Re: hio.c does visibilitymap_pin()/IO while holding buffer lock

From: Tomas Vondra <tomas(dot)vondra(at)enterprisedb(dot)com>
To: Andres Freund <andres(at)anarazel(dot)de>, pgsql-hackers(at)postgresql(dot)org, Tomas Vondra <tv(at)fuzzy(dot)cz>, Anastasia Lubennikova <lubennikovaav(at)gmail(dot)com>, Pavan Deolasee <pavan(dot)deolasee(at)gmail(dot)com>, Jeff Janes <jeff(dot)janes(at)gmail(dot)com>
Subject: Re: hio.c does visibilitymap_pin()/IO while holding buffer lock
Date: 2023-03-25 13:34:25
Message-ID: 0c11032a-d91b-8875-ab7b-4554776390c5@enterprisedb.com
Views: Raw Message | Whole Thread | Download mbox | Resend email
Thread:
Lists: pgsql-hackers

On 3/25/23 03:57, Andres Freund wrote:
> Hi,
>
> Starting with
>
> commit 7db0cd2145f2bce84cac92402e205e4d2b045bf2
> Author: Tomas Vondra <tomas(dot)vondra(at)postgresql(dot)org>
> Date: 2021-01-17 22:11:39 +0100
>
> Set PD_ALL_VISIBLE and visibility map bits in COPY FREEZE
>

That's a bummer :-(

> RelationGetBufferForTuple does
>
> /*
> * The page is empty, pin vmbuffer to set all_frozen bit.
> */
> if (options & HEAP_INSERT_FROZEN)
> {
> Assert(PageGetMaxOffsetNumber(BufferGetPage(buffer)) == 0);
> visibilitymap_pin(relation, BufferGetBlockNumber(buffer), vmbuffer);
> }
>
> while holding a buffer lock. visibilitymap_pin() reads pages, if vmbuffer
> doesn't already point to the right block.
>
>
> The lock ordering rules are to lock VM pages *before* locking heap pages.
>
>
> I think the reason this hasn't yet bitten us badly, is that INSERT_FROZEN
> effectively requires that the relation is access exclusive locked.
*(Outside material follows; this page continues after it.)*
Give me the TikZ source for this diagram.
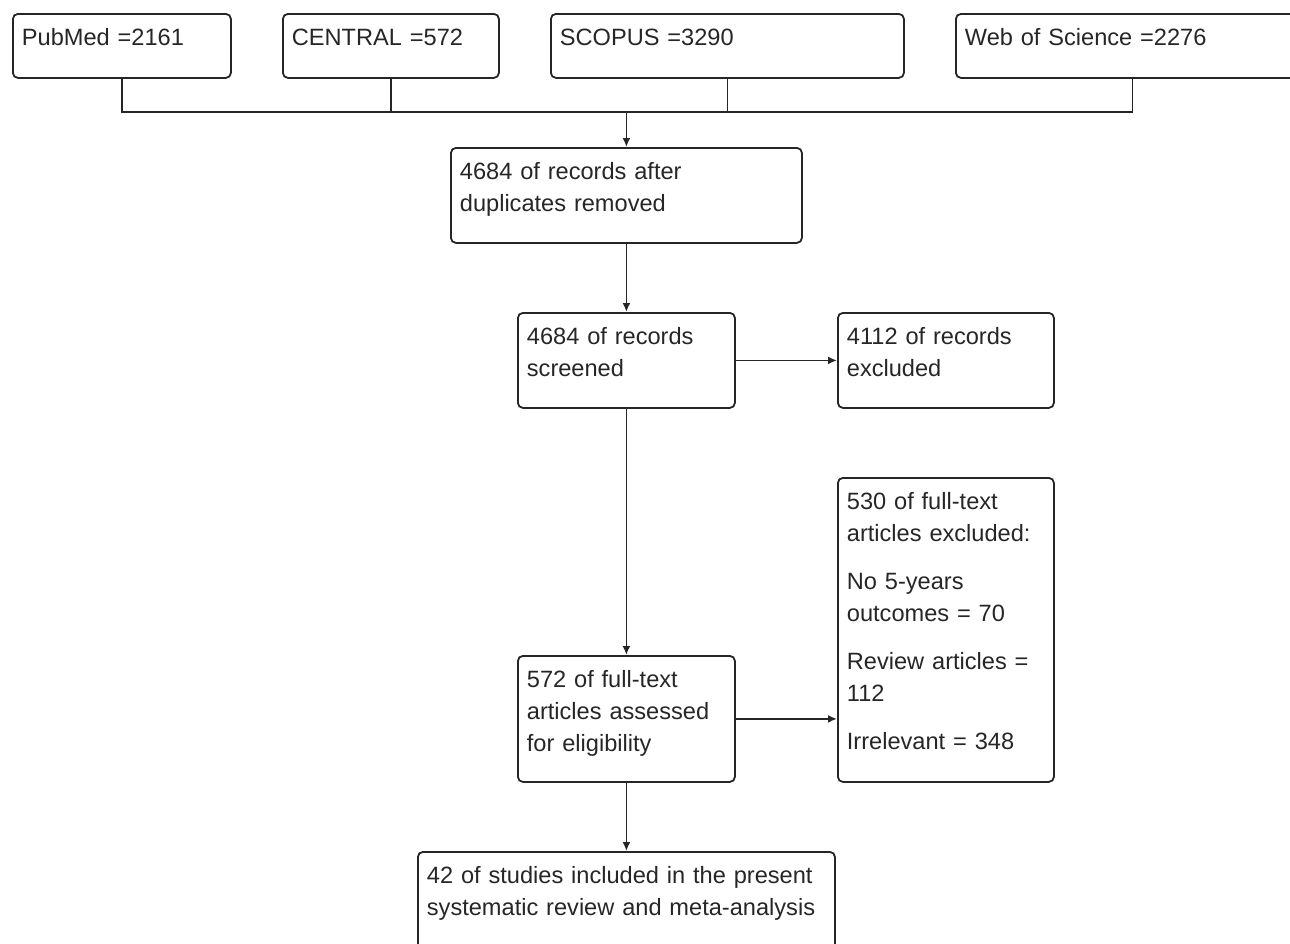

There
> shouldn't be other backends locking multiple buffers in the relation (bgwriter
> / checkpointer can lock a single buffer at a time, but that's it).
>

Right. Still, it seems a bit fragile ...

>
> I see roughly two ways forward:
>
> 1) We add a comment explaining why it's safe to violate lock ordering rules in
> this one situation
>

Possible, although I feel uneasy about just documenting a broken rule.
Would be better to maintain the locking order.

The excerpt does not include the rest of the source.